DATA:
begin

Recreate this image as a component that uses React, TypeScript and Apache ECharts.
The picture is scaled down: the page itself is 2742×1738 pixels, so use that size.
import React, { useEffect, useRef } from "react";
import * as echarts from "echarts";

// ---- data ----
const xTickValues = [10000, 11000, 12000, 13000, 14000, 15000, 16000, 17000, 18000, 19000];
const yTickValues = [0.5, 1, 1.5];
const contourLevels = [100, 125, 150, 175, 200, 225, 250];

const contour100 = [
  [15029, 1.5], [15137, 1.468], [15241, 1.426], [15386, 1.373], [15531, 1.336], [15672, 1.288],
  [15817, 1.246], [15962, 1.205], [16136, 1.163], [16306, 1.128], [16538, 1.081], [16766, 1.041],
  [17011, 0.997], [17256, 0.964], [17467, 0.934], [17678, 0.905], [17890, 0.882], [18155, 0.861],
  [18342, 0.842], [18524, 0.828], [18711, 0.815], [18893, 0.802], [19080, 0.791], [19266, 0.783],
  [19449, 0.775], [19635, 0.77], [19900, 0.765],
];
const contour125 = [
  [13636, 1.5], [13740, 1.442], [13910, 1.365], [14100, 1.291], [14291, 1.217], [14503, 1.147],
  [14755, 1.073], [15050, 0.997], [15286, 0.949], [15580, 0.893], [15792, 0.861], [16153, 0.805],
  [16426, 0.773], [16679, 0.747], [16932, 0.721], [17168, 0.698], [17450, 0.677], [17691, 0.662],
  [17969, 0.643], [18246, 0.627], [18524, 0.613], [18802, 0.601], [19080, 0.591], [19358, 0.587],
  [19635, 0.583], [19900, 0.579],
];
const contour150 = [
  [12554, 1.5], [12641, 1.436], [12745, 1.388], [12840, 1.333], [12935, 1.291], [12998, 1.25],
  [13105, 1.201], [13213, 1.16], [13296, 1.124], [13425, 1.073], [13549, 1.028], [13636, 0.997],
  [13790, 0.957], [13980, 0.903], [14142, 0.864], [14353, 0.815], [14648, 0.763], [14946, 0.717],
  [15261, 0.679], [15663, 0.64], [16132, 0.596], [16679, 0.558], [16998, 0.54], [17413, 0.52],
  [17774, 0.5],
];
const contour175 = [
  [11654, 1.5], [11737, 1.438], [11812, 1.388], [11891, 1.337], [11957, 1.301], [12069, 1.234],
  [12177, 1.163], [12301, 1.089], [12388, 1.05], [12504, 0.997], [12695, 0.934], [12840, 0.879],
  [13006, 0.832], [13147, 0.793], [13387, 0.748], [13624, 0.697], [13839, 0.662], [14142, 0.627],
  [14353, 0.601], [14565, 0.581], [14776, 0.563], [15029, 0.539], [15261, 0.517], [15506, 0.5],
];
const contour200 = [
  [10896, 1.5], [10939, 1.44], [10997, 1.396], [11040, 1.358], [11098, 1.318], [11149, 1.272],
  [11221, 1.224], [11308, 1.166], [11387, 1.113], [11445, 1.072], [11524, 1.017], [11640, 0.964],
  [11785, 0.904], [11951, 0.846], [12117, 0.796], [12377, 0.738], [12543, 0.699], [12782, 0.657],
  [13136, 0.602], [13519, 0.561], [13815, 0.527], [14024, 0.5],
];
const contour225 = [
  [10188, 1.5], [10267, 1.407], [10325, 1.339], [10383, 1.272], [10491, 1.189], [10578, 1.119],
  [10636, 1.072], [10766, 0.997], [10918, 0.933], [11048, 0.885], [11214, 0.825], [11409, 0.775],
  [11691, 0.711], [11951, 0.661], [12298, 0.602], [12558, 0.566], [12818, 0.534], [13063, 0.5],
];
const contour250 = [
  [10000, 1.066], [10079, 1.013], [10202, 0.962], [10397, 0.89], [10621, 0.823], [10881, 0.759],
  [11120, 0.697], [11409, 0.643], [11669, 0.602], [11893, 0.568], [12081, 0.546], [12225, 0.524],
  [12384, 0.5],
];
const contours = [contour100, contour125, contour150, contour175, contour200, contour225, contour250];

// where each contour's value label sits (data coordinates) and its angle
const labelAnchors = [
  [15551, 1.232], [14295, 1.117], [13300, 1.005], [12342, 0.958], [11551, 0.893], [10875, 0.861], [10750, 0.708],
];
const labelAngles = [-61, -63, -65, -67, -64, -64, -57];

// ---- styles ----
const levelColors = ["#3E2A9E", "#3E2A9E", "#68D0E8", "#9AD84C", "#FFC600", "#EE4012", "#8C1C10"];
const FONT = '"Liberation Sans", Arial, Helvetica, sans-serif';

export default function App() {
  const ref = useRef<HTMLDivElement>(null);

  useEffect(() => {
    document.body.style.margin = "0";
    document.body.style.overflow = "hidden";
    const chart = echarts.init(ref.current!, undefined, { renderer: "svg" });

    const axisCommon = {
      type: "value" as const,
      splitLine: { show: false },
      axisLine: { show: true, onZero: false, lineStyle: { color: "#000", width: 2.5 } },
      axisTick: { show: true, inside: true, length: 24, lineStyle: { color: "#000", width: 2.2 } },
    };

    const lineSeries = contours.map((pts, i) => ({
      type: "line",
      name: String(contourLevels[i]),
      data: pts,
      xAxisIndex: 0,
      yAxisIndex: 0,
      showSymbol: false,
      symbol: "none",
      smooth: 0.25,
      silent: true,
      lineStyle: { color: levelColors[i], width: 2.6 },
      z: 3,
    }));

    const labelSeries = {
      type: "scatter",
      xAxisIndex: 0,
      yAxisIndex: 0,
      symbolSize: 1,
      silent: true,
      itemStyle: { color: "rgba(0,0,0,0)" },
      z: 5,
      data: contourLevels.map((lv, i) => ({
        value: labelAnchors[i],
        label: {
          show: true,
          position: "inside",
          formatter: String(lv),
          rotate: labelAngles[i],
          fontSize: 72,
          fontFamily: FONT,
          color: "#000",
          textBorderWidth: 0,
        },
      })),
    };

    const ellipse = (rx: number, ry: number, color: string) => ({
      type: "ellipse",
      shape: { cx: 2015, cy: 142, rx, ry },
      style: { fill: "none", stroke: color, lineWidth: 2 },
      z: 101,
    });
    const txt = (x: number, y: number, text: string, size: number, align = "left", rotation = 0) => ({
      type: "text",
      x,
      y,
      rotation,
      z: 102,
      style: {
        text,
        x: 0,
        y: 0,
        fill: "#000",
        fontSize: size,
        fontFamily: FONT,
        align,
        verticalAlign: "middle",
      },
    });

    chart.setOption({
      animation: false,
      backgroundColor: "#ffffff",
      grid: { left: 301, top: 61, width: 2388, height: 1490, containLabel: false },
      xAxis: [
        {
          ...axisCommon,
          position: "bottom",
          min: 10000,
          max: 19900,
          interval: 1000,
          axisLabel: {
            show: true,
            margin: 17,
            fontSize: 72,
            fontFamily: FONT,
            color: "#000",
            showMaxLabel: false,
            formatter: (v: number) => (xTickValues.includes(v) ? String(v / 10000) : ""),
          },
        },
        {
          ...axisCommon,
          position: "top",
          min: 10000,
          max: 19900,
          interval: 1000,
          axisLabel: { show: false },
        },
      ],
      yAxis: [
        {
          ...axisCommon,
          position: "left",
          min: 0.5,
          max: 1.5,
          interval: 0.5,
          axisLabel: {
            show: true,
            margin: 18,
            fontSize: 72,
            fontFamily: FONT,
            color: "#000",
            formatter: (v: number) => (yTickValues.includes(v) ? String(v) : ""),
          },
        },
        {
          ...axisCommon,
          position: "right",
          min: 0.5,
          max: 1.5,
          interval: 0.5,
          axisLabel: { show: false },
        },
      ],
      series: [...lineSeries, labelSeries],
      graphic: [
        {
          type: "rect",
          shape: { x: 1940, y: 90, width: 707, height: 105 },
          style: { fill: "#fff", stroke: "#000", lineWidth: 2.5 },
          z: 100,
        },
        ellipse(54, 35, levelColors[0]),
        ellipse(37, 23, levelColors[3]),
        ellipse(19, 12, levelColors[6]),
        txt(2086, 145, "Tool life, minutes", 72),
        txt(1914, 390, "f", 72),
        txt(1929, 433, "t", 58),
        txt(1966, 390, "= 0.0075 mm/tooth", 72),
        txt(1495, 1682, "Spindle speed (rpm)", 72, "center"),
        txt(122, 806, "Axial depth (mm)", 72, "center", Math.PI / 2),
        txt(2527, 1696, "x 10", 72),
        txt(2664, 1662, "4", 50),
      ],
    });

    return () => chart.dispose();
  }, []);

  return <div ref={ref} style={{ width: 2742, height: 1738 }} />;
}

end

INSTRUCTIONS TO FOLLOW: Only the lines from the one containing "The picture is" through the one containing "const contourLevels = [100, 125, 150, 175, 200, 225, 250];" are to be reproduced, exactly as they appear.

RESULT:
The picture is scaled down: the page itself is 2742×1738 pixels, so use that size.
import React, { useEffect, useRef } from "react";
import * as echarts from "echarts";

// ---- data ----
const xTickValues = [10000, 11000, 12000, 13000, 14000, 15000, 16000, 17000, 18000, 19000];
const yTickValues = [0.5, 1, 1.5];
const contourLevels = [100, 125, 150, 175, 200, 225, 250];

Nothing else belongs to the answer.